Deployment Property	Description
Name	Deployment name.
Description	Optional description.
Agent Type	Type of container orchestration framework where the Provisioning Agent runs. At this time, only Kubernetes is supported.
Provisioning Agent	Name of the Provisioning Agent that manages the deployment.
Number of Data Collector Instances	Number of Data Collector container instances to deploy.
Data Collector Labels	Label or labels to assign to all Data Collector containers provisioned by this deployment. Labels determine the group of Data Collectors that run a job. For more information about labels, see Labels.

In the YAML Specification property, use one of the following methods to replace the sample lines with the deployment YAML specification file that you defined in the previous step:
- Paste the content from your file into the property.
- Click File, select the file you defined, and then click Open to upload the file into the property.
Click Save.

Step 5. Start the Deployment

When you start a deployment, the Provisioning Agent deploys the Data Collector containers to the Kubernetes cluster and starts each Data Collector container.

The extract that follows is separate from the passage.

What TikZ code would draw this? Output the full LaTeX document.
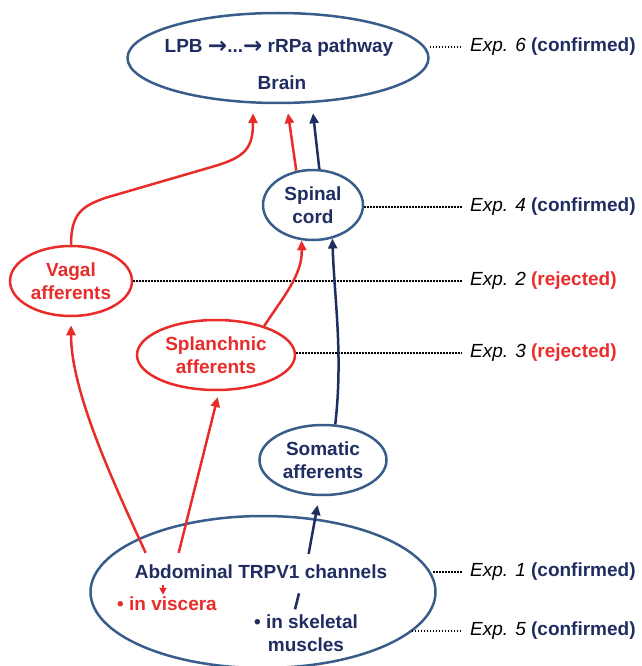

If you configured the Provisioning Agent for Kerberos authentication, the Provisioning Agent works with Kerberos to dynamically create and inject Kerberos credentials (a service principal and keytab) into each deployed Data Collector container.

The agent deploys each container to a Kubernetes pod. So if the deployment specifies three Data Collector instances, the agent deploys three containers to three Kubernetes pods.

During the startup of each Data Collector container, the Data Collector registers itself with Control Hub.

On the Execute > Deployments view, select the inactive deployment and then click the Start Deployment icon: .
It can take the Provisioning Agent up to a minute to provision the Data Collector containers. When complete, Control Hub indicates that the deployment is active.
To verify that the Data Collector containers were successfully registered and are up and running, click Execute > Data Collectors in the Navigation panel.
The Data Collectors view displays all registered Data Collectors - either manually administered or automatically provisioned.